**** Data
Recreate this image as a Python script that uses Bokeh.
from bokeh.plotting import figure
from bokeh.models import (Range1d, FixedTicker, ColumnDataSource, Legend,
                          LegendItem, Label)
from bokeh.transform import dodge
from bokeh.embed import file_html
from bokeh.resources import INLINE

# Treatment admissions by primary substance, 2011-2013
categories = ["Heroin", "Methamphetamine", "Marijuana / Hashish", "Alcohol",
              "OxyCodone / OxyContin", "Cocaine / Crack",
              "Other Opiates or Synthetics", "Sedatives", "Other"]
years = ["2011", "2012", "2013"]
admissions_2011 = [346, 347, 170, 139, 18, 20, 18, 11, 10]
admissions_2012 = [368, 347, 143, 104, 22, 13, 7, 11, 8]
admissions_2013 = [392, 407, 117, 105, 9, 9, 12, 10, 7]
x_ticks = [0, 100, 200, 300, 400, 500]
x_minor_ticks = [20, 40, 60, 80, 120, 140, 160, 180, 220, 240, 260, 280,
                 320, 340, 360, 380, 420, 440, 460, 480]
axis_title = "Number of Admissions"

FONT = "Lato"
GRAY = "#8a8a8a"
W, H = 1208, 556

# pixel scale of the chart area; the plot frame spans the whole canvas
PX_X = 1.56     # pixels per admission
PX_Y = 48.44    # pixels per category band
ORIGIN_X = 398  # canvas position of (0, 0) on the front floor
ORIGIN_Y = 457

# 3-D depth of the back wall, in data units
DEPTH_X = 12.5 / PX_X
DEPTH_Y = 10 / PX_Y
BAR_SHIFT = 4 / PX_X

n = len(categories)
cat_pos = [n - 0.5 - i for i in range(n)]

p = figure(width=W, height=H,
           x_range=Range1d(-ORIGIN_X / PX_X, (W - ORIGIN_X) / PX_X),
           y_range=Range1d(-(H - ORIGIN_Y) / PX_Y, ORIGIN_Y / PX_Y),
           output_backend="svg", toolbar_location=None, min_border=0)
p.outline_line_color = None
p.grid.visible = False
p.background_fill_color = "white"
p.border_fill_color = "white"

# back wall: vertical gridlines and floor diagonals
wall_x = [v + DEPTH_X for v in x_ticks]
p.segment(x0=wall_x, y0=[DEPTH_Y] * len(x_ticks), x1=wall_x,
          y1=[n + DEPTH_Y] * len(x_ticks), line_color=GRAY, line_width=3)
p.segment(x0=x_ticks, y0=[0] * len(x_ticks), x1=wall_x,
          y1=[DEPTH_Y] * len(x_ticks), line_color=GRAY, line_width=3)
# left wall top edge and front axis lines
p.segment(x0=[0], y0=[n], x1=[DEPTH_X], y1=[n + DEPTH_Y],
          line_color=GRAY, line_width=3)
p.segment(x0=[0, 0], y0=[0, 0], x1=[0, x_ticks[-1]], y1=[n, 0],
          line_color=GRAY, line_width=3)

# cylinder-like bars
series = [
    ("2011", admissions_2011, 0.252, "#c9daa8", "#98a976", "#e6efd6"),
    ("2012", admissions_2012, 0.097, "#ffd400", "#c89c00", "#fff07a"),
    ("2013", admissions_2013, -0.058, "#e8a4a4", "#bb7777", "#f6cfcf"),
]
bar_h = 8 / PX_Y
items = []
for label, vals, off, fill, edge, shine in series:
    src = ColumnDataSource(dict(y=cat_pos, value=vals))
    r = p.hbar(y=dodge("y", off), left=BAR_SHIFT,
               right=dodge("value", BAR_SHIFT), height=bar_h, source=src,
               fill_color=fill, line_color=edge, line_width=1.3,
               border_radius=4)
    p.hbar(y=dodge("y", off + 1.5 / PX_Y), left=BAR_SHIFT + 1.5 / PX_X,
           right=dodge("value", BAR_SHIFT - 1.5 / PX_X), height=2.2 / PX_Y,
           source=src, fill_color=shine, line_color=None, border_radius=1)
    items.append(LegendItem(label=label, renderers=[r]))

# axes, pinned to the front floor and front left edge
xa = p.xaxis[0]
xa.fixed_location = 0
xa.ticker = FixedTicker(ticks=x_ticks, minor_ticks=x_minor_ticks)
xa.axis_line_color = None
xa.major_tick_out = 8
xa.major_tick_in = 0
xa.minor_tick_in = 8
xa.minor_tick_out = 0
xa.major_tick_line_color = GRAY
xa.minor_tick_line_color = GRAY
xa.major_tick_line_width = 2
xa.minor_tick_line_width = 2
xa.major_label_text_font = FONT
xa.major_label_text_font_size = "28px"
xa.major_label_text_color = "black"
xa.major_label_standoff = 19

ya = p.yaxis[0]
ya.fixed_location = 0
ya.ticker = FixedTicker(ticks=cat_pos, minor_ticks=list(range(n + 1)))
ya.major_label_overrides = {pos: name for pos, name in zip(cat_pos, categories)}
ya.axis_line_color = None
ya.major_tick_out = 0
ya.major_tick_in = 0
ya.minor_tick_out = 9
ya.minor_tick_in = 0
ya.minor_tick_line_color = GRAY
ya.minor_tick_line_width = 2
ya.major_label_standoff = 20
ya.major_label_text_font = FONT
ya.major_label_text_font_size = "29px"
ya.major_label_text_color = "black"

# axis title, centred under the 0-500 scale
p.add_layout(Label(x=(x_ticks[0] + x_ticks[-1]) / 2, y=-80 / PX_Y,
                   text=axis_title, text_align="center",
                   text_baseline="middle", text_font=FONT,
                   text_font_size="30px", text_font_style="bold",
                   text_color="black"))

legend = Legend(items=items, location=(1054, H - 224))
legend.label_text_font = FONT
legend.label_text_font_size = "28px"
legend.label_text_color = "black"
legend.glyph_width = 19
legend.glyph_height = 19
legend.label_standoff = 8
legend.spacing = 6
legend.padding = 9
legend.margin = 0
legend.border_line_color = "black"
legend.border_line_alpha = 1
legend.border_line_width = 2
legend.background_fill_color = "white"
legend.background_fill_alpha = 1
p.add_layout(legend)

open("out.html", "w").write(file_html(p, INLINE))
********
*Directions*. Retype the data in full and match it exactly.

*Solution to this problem*.
Recreate this image as a Python script that uses Bokeh.
from bokeh.plotting import figure
from bokeh.models import (Range1d, FixedTicker, ColumnDataSource, Legend,
                          LegendItem, Label)
from bokeh.transform import dodge
from bokeh.embed import file_html
from bokeh.resources import INLINE

# Treatment admissions by primary substance, 2011-2013
categories = ["Heroin", "Methamphetamine", "Marijuana / Hashish", "Alcohol",
              "OxyCodone / OxyContin", "Cocaine / Crack",
              "Other Opiates or Synthetics", "Sedatives", "Other"]
years = ["2011", "2012", "2013"]
admissions_2011 = [346, 347, 170, 139, 18, 20, 18, 11, 10]
admissions_2012 = [368, 347, 143, 104, 22, 13, 7, 11, 8]
admissions_2013 = [392, 407, 117, 105, 9, 9, 12, 10, 7]
x_ticks = [0, 100, 200, 300, 400, 500]
x_minor_ticks = [20, 40, 60, 80, 120, 140, 160, 180, 220, 240, 260, 280,
                 320, 340, 360, 380, 420, 440, 460, 480]
axis_title = "Number of Admissions"

FONT = "Lato"
GRAY = "#8a8a8a"
W, H = 1208, 556

# pixel scale of the chart area; the plot frame spans the whole canvas
PX_X = 1.56     # pixels per admission
PX_Y = 48.44    # pixels per category band
ORIGIN_X = 398  # canvas position of (0, 0) on the front floor
ORIGIN_Y = 457

# 3-D depth of the back wall, in data units
DEPTH_X = 12.5 / PX_X
DEPTH_Y = 10 / PX_Y
BAR_SHIFT = 4 / PX_X

n = len(categories)
cat_pos = [n - 0.5 - i for i in range(n)]

p = figure(width=W, height=H,
           x_range=Range1d(-ORIGIN_X / PX_X, (W - ORIGIN_X) / PX_X),
           y_range=Range1d(-(H - ORIGIN_Y) / PX_Y, ORIGIN_Y / PX_Y),
           output_backend="svg", toolbar_location=None, min_border=0)
p.outline_line_color = None
p.grid.visible = False
p.background_fill_color = "white"
p.border_fill_color = "white"

# back wall: vertical gridlines and floor diagonals
wall_x = [v + DEPTH_X for v in x_ticks]
p.segment(x0=wall_x, y0=[DEPTH_Y] * len(x_ticks), x1=wall_x,
          y1=[n + DEPTH_Y] * len(x_ticks), line_color=GRAY, line_width=3)
p.segment(x0=x_ticks, y0=[0] * len(x_ticks), x1=wall_x,
          y1=[DEPTH_Y] * len(x_ticks), line_color=GRAY, line_width=3)
# left wall top edge and front axis lines
p.segment(x0=[0], y0=[n], x1=[DEPTH_X], y1=[n + DEPTH_Y],
          line_color=GRAY, line_width=3)
p.segment(x0=[0, 0], y0=[0, 0], x1=[0, x_ticks[-1]], y1=[n, 0],
          line_color=GRAY, line_width=3)

# cylinder-like bars
series = [
    ("2011", admissions_2011, 0.252, "#c9daa8", "#98a976", "#e6efd6"),
    ("2012", admissions_2012, 0.097, "#ffd400", "#c89c00", "#fff07a"),
    ("2013", admissions_2013, -0.058, "#e8a4a4", "#bb7777", "#f6cfcf"),
]
bar_h = 8 / PX_Y
items = []
for label, vals, off, fill, edge, shine in series:
    src = ColumnDataSource(dict(y=cat_pos, value=vals))
    r = p.hbar(y=dodge("y", off), left=BAR_SHIFT,
               right=dodge("value", BAR_SHIFT), height=bar_h, source=src,
               fill_color=fill, line_color=edge, line_width=1.3,
               border_radius=4)
    p.hbar(y=dodge("y", off + 1.5 / PX_Y), left=BAR_SHIFT + 1.5 / PX_X,
           right=dodge("value", BAR_SHIFT - 1.5 / PX_X), height=2.2 / PX_Y,
           source=src, fill_color=shine, line_color=None, border_radius=1)
    items.append(LegendItem(label=label, renderers=[r]))

# axes, pinned to the front floor and front left edge
xa = p.xaxis[0]
xa.fixed_location = 0
xa.ticker = FixedTicker(ticks=x_ticks, minor_ticks=x_minor_ticks)
xa.axis_line_color = None
xa.major_tick_out = 8
xa.major_tick_in = 0
xa.minor_tick_in = 8
xa.minor_tick_out = 0
xa.major_tick_line_color = GRAY
xa.minor_tick_line_color = GRAY
xa.major_tick_line_width = 2
xa.minor_tick_line_width = 2
xa.major_label_text_font = FONT
xa.major_label_text_font_size = "28px"
xa.major_label_text_color = "black"
xa.major_label_standoff = 19

ya = p.yaxis[0]
ya.fixed_location = 0
ya.ticker = FixedTicker(ticks=cat_pos, minor_ticks=list(range(n + 1)))
ya.major_label_overrides = {pos: name for pos, name in zip(cat_pos, categories)}
ya.axis_line_color = None
ya.major_tick_out = 0
ya.major_tick_in = 0
ya.minor_tick_out = 9
ya.minor_tick_in = 0
ya.minor_tick_line_color = GRAY
ya.minor_tick_line_width = 2
ya.major_label_standoff = 20
ya.major_label_text_font = FONT
ya.major_label_text_font_size = "29px"
ya.major_label_text_color = "black"

# axis title, centred under the 0-500 scale
p.add_layout(Label(x=(x_ticks[0] + x_ticks[-1]) / 2, y=-80 / PX_Y,
                   text=axis_title, text_align="center",
                   text_baseline="middle", text_font=FONT,
                   text_font_size="30px", text_font_style="bold",
                   text_color="black"))

legend = Legend(items=items, location=(1054, H - 224))
legend.label_text_font = FONT
legend.label_text_font_size = "28px"
legend.label_text_color = "black"
legend.glyph_width = 19
legend.glyph_height = 19
legend.label_standoff = 8
legend.spacing = 6
legend.padding = 9
legend.margin = 0
legend.border_line_color = "black"
legend.border_line_alpha = 1
legend.border_line_width = 2
legend.background_fill_color = "white"
legend.background_fill_alpha = 1
p.add_layout(legend)

open("out.html", "w").write(file_html(p, INLINE))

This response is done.